| What you are asked to do |
Give again, exactly as written, the lines of the records below from the line with "Clone this chart in Chart.js." to the line with "const yTitle = 'Percent Employment Growth';". Both end lines count; pictures do not.

# START OF Supplied data

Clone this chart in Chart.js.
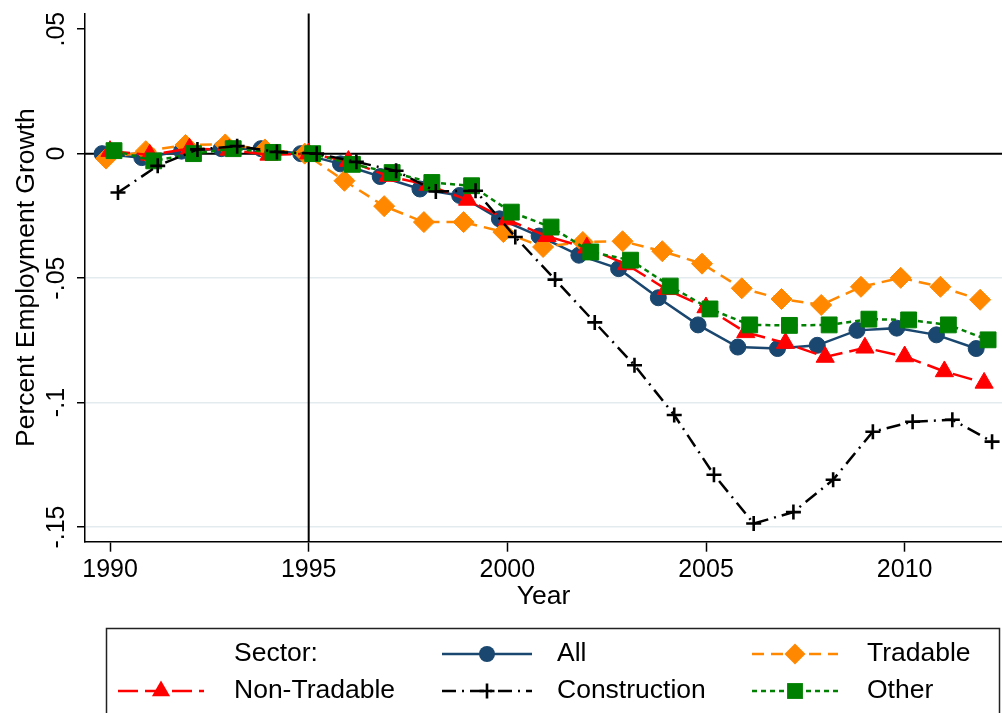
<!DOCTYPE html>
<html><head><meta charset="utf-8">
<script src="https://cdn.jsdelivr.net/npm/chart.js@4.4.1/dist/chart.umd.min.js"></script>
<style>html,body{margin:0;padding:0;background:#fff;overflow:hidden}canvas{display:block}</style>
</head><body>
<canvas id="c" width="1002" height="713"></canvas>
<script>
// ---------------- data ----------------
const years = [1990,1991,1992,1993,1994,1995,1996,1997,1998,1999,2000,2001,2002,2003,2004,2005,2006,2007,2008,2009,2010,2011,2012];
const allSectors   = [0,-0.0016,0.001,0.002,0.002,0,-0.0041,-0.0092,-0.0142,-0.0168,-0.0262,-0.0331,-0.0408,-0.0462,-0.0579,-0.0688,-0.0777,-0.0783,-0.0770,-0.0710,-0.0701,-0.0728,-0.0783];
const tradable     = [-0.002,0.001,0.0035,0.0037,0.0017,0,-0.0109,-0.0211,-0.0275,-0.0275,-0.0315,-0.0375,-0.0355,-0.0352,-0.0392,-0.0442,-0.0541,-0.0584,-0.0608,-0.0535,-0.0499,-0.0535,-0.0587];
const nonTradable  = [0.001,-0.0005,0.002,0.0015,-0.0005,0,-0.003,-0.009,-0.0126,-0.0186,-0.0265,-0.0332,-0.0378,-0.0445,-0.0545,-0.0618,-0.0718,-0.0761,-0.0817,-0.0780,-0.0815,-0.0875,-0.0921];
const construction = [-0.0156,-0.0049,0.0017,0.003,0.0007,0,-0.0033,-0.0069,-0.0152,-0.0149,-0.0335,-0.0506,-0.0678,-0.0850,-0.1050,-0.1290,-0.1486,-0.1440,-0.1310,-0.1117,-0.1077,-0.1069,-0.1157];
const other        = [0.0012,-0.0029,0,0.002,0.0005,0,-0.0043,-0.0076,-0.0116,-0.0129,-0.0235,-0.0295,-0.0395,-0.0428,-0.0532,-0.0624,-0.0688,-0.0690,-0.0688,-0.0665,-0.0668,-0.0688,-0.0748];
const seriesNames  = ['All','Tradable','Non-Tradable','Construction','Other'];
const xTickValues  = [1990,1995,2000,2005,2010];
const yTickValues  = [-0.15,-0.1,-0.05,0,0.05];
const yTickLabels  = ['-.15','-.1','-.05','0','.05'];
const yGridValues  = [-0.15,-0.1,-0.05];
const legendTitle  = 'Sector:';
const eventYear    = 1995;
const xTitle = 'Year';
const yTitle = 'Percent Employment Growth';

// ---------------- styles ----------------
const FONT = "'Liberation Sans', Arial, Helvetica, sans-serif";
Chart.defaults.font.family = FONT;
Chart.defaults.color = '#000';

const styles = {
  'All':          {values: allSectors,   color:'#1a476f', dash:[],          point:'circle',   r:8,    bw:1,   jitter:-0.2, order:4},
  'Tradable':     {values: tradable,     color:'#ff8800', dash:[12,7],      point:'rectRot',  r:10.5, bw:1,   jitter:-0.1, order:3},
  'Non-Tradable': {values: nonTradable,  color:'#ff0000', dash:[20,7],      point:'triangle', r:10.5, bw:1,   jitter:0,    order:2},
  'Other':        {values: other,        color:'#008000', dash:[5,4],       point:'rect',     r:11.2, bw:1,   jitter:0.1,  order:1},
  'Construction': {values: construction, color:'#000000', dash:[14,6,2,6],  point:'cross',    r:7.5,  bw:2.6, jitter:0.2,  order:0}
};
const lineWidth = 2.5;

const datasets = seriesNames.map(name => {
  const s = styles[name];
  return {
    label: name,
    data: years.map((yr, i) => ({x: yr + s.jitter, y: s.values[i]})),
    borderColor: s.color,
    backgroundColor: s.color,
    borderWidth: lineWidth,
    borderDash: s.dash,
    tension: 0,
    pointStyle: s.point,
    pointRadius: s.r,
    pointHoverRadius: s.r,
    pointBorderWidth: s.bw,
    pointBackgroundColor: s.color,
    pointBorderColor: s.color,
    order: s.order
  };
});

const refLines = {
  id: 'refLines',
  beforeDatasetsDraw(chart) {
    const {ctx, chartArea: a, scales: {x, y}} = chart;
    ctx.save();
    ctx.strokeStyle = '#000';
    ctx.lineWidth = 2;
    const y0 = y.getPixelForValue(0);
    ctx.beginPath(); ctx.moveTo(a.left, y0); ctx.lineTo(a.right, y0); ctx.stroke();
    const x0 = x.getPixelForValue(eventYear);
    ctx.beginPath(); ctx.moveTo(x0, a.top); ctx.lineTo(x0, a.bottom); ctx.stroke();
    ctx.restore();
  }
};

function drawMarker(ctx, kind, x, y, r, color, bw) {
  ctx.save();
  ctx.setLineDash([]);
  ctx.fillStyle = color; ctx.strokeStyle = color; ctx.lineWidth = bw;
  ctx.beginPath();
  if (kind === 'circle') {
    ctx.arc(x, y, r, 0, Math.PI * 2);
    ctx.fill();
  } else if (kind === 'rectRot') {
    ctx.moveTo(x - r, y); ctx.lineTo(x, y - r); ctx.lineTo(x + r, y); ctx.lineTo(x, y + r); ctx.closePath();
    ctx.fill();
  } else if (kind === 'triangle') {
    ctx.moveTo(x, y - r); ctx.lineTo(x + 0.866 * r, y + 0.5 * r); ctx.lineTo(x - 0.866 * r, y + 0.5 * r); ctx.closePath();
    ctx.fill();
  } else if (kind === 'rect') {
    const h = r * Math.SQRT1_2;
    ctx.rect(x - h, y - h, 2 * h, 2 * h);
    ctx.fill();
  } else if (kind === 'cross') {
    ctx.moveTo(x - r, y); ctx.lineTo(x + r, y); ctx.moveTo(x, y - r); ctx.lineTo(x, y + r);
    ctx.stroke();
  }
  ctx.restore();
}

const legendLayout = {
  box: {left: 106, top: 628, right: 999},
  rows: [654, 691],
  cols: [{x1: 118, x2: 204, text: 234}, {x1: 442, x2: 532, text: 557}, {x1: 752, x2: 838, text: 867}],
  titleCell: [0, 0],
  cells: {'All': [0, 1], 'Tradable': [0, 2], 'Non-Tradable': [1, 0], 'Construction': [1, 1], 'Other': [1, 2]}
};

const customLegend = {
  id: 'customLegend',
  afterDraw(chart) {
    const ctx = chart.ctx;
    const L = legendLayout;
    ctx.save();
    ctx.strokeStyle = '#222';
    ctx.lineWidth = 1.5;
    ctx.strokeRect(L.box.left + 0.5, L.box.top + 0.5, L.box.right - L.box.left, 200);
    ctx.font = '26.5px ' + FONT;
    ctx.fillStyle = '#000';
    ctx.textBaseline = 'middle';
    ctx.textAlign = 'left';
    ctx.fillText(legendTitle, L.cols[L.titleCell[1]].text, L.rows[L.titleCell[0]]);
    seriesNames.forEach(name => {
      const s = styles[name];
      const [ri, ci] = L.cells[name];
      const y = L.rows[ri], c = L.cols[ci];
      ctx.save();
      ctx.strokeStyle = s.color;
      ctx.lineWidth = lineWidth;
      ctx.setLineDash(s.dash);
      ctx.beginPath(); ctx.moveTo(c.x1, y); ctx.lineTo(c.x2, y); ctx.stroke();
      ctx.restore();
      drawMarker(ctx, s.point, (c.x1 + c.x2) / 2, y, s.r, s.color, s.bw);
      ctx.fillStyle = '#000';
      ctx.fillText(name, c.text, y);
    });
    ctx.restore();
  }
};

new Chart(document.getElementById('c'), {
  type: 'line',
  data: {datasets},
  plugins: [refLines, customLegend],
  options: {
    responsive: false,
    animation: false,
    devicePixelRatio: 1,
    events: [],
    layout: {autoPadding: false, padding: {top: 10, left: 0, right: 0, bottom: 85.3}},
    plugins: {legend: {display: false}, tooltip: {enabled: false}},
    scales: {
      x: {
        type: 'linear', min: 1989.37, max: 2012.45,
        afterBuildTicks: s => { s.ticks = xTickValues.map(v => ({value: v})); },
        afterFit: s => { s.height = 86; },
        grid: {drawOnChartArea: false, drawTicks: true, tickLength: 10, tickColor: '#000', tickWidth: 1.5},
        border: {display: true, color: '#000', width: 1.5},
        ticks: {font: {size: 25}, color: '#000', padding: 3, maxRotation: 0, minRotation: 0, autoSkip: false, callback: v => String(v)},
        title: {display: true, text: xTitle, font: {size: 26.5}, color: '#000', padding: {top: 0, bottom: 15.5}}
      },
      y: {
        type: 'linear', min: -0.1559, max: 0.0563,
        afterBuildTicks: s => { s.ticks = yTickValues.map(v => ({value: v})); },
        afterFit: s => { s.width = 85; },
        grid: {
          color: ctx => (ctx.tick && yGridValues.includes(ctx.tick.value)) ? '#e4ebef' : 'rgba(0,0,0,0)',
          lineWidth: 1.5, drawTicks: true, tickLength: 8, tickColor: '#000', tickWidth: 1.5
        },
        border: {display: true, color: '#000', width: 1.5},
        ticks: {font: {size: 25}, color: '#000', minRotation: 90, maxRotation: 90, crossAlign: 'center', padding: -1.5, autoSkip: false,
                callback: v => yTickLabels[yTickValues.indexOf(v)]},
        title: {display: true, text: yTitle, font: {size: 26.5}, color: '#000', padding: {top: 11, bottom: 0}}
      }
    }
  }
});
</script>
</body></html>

# END OF Supplied data
# START OF Supplied data

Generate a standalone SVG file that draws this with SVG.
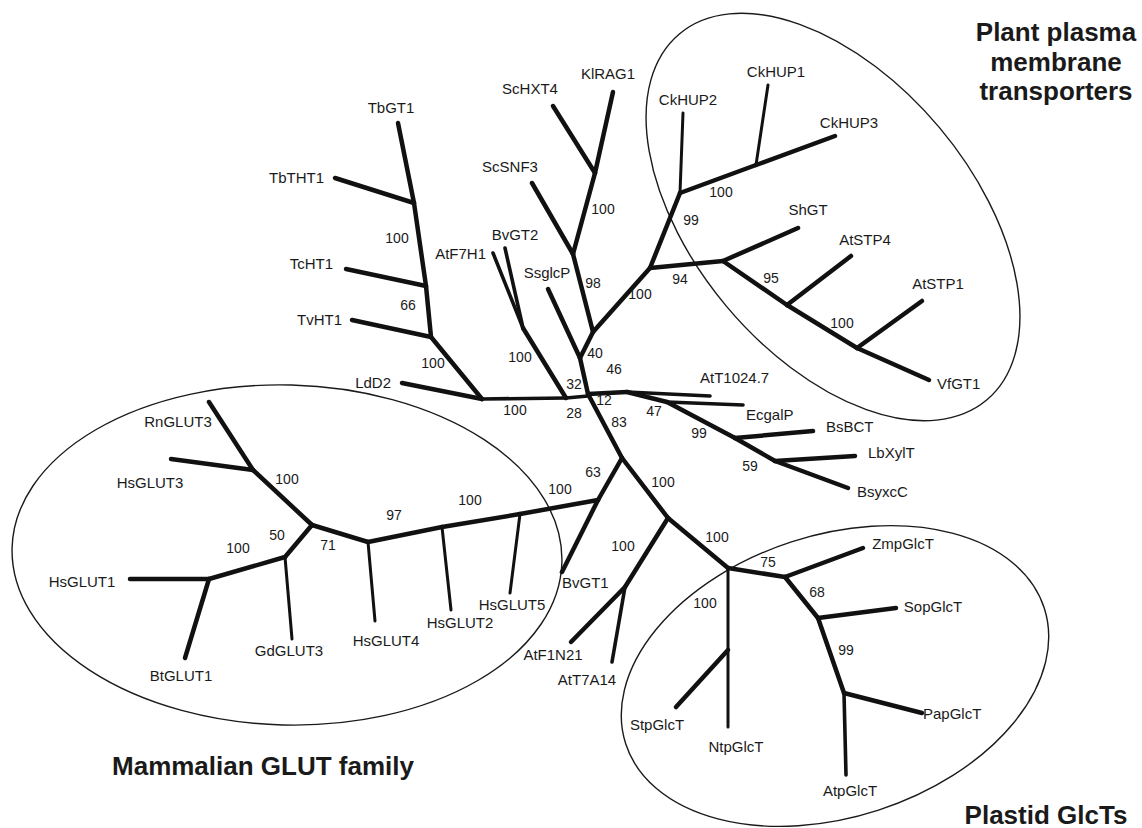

# END OF Supplied data

| Exercise response |
Clone this chart in Chart.js.
<!DOCTYPE html>
<html><head><meta charset="utf-8">
<script src="https://cdn.jsdelivr.net/npm/chart.js@4.4.1/dist/chart.umd.min.js"></script>
<style>html,body{margin:0;padding:0;background:#fff;overflow:hidden}canvas{display:block}</style>
</head><body>
<canvas id="c" width="1002" height="713"></canvas>
<script>
// ---------------- data ----------------
const years = [1990,1991,1992,1993,1994,1995,1996,1997,1998,1999,2000,2001,2002,2003,2004,2005,2006,2007,2008,2009,2010,2011,2012];
const allSectors   = [0,-0.0016,0.001,0.002,0.002,0,-0.0041,-0.0092,-0.0142,-0.0168,-0.0262,-0.0331,-0.0408,-0.0462,-0.0579,-0.0688,-0.0777,-0.0783,-0.0770,-0.0710,-0.0701,-0.0728,-0.0783];
const tradable     = [-0.002,0.001,0.0035,0.0037,0.0017,0,-0.0109,-0.0211,-0.0275,-0.0275,-0.0315,-0.0375,-0.0355,-0.0352,-0.0392,-0.0442,-0.0541,-0.0584,-0.0608,-0.0535,-0.0499,-0.0535,-0.0587];
const nonTradable  = [0.001,-0.0005,0.002,0.0015,-0.0005,0,-0.003,-0.009,-0.0126,-0.0186,-0.0265,-0.0332,-0.0378,-0.0445,-0.0545,-0.0618,-0.0718,-0.0761,-0.0817,-0.0780,-0.0815,-0.0875,-0.0921];
const construction = [-0.0156,-0.0049,0.0017,0.003,0.0007,0,-0.0033,-0.0069,-0.0152,-0.0149,-0.0335,-0.0506,-0.0678,-0.0850,-0.1050,-0.1290,-0.1486,-0.1440,-0.1310,-0.1117,-0.1077,-0.1069,-0.1157];
const other        = [0.0012,-0.0029,0,0.002,0.0005,0,-0.0043,-0.0076,-0.0116,-0.0129,-0.0235,-0.0295,-0.0395,-0.0428,-0.0532,-0.0624,-0.0688,-0.0690,-0.0688,-0.0665,-0.0668,-0.0688,-0.0748];
const seriesNames  = ['All','Tradable','Non-Tradable','Construction','Other'];
const xTickValues  = [1990,1995,2000,2005,2010];
const yTickValues  = [-0.15,-0.1,-0.05,0,0.05];
const yTickLabels  = ['-.15','-.1','-.05','0','.05'];
const yGridValues  = [-0.15,-0.1,-0.05];
const legendTitle  = 'Sector:';
const eventYear    = 1995;
const xTitle = 'Year';
const yTitle = 'Percent Employment Growth';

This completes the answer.